The organisation, which has been mired in controversy, recently reported losses of £2.5bn for 2013.
Its banking arm faced near-collapse last year, and the Group’s chief executive resigned in March.
A review of the Group by former City minister Lord Myners concluded that the board was “manifestly dysfunctional”.
The report, published earlier this month, suggested replacing it with a smaller board made up of people with business experience.
Lord Myners called the Co-op Group “one of the great national business calamities”, and said “radical decisions on governance structure need to be taken very soon – and with resolution – if the Co-op, as my mother knew it, is to be saved”.
I’m immensely disheartened and sad that a great institution has got to this stage”
Sir Graham Melmoth
Former Co-op Group boss
Following the standard annual meeting on Saturday, a special session will be held in which a vote will take place on a motion containing the following four proposals, which reflect some of Lord Myners’ suggestions:
- The creation of an elected board of directors, comprising people with the relevant experience to run an organisation like the Co-op
- The establishment of a structure that gives Co-op members powers to hold the board to account
- Moving to a “one member, one vote” system, in which members can directly vote on policies
- The introduction of rules to protect against de-mutualisation
That motion is backed by Co-op Group chair Ursula Lidbetter and interim chief executive Richard Pennycook.
Co-op Group’s former chief executive, Sir Graham Melmoth, who stepped down in 2002 having been credited with reviving the organisation’s fortunes, told the BBC “most people will find something that they can generally support” in the motion.
“I’m immensely disheartened and sad that a great institution has got to this stage,” he added.
But Sir Graham insisted that governance reforms were “almost secondary” to battling the levels of indebtedness at Co-op Group, with the banks “sitting on the neck” of the beleaguered mutual.
“It wasn’t so long ago that the balance sheet looked very respectable.
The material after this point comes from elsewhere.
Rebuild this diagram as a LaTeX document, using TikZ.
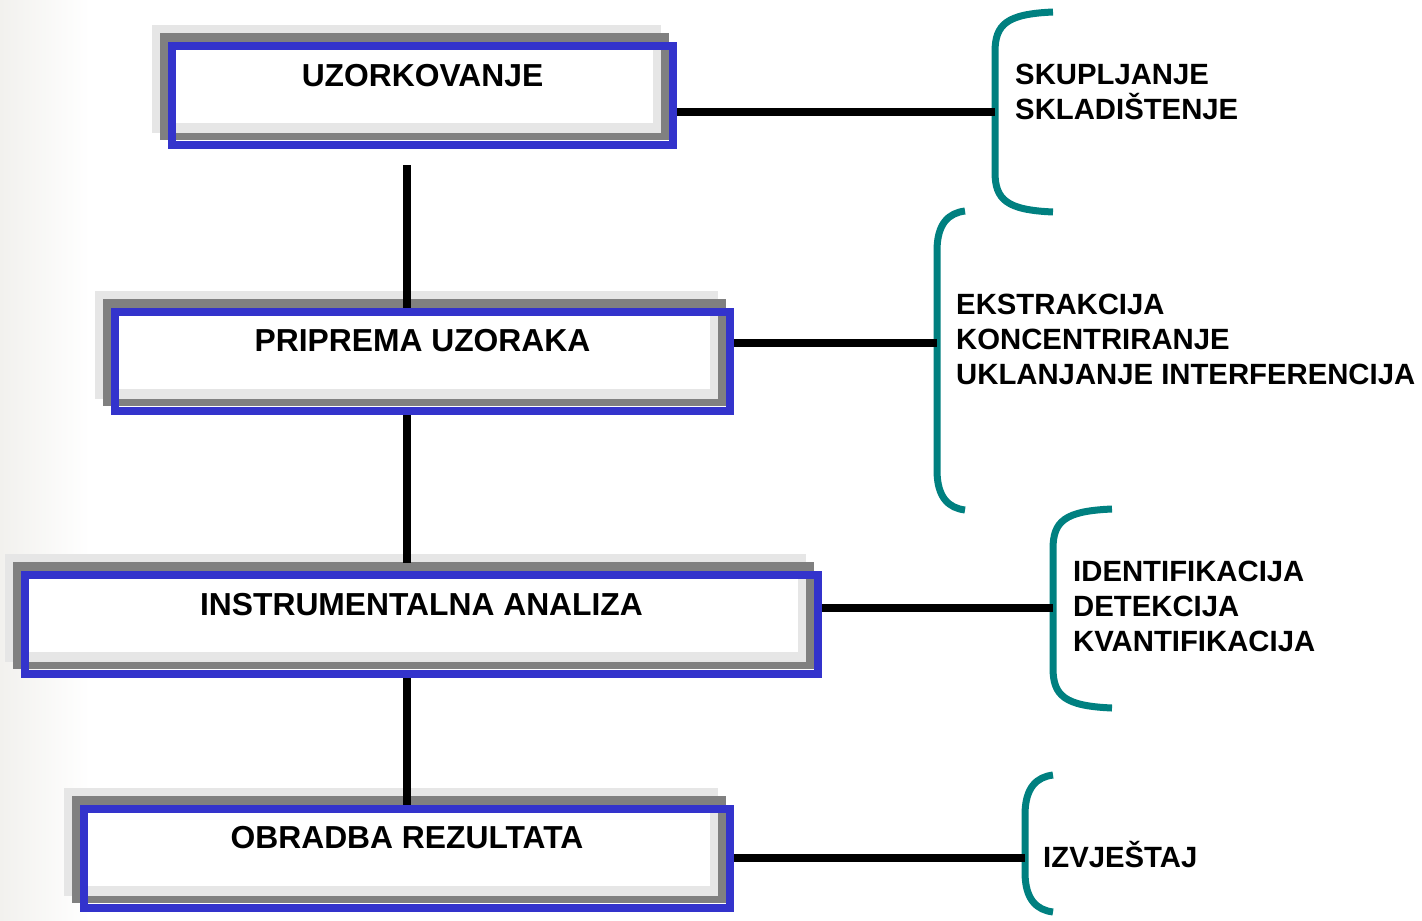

You could take it anywhere – its covenant was absolutely first-class – now it’s a great fall from a great height and we’ve got to get back there.”
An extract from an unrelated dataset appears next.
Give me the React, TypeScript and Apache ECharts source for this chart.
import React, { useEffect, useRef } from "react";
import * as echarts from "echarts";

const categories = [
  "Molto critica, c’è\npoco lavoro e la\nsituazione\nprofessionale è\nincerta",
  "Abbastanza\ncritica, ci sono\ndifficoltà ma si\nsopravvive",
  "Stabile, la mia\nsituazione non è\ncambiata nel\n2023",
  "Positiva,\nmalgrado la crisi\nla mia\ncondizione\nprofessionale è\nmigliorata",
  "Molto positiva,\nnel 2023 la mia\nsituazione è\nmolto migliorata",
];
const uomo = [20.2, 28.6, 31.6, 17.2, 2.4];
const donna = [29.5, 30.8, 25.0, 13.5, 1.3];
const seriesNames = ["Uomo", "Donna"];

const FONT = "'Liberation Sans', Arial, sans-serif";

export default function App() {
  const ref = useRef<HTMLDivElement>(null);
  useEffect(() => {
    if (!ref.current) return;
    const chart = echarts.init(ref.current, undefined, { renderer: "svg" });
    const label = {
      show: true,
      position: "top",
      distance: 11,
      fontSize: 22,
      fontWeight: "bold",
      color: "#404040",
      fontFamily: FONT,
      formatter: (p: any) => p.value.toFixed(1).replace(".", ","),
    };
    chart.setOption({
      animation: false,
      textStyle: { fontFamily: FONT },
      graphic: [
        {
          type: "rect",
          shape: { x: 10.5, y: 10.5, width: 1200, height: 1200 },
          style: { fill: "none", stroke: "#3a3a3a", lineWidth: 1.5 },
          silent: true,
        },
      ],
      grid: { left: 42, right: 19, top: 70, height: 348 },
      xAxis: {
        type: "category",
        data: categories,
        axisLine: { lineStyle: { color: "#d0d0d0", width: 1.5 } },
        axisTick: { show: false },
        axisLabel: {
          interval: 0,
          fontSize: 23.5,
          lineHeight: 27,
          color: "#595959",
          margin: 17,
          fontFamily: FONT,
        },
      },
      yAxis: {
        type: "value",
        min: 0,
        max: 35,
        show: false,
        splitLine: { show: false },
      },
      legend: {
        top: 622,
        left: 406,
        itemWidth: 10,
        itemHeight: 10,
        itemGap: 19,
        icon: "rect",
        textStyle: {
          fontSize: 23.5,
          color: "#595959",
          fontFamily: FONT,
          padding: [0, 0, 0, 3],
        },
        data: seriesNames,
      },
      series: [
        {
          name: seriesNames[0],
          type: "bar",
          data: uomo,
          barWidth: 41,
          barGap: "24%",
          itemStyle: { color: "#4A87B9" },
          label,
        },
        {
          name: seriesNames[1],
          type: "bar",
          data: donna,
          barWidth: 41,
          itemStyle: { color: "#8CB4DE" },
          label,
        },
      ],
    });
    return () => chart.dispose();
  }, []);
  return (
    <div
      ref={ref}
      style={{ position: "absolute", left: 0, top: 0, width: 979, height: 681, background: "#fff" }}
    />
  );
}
Although the Co-op has nearly eight million members, making it Britain’s largest mutual, only a few hundred will get to vote in the meeting.
Unlike in corporate companies, where each share entitles the holder to one vote, Co-op members vote for their regional representatives, who in turn vote at the annual general meeting.
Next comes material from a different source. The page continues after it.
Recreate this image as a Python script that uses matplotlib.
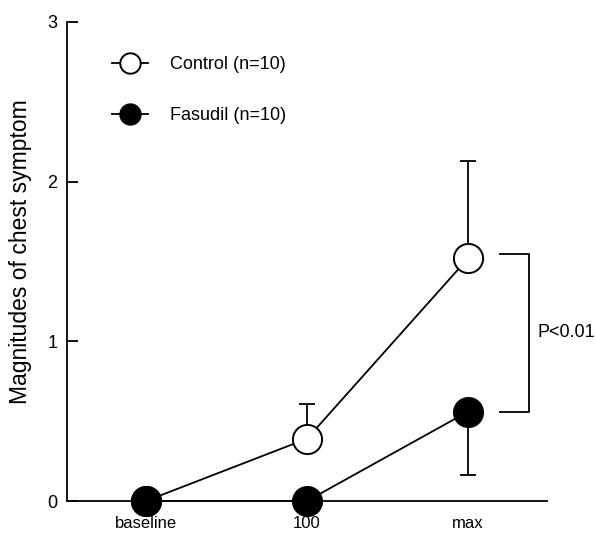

Representatives from independent Co-op societies, the largest of which is Midcounties Co-op, also get a vote.
Patrick Gray, president of Midcounties, told BBC Radio 5 live he was “totally convinced that the Group needs to be reformed” and that the “constitution is not democratic and extremely complicated”.
He added that it was “important there is a new team at the top of the Group”.
Financial analyst and commentator Louise Cooper, who is also a member of the Co-op Group, said the voting system at the meeting was an “insane mess and completely undemocratic”.
But Mr Gray emphasised that the Co-op Group could have a bright future if it managed to “convince the banks that it is being run in an efficient way”.
He also said there was much public appetite to support a company that “exists for the benefit of its customers and not for anonymous shareholders”.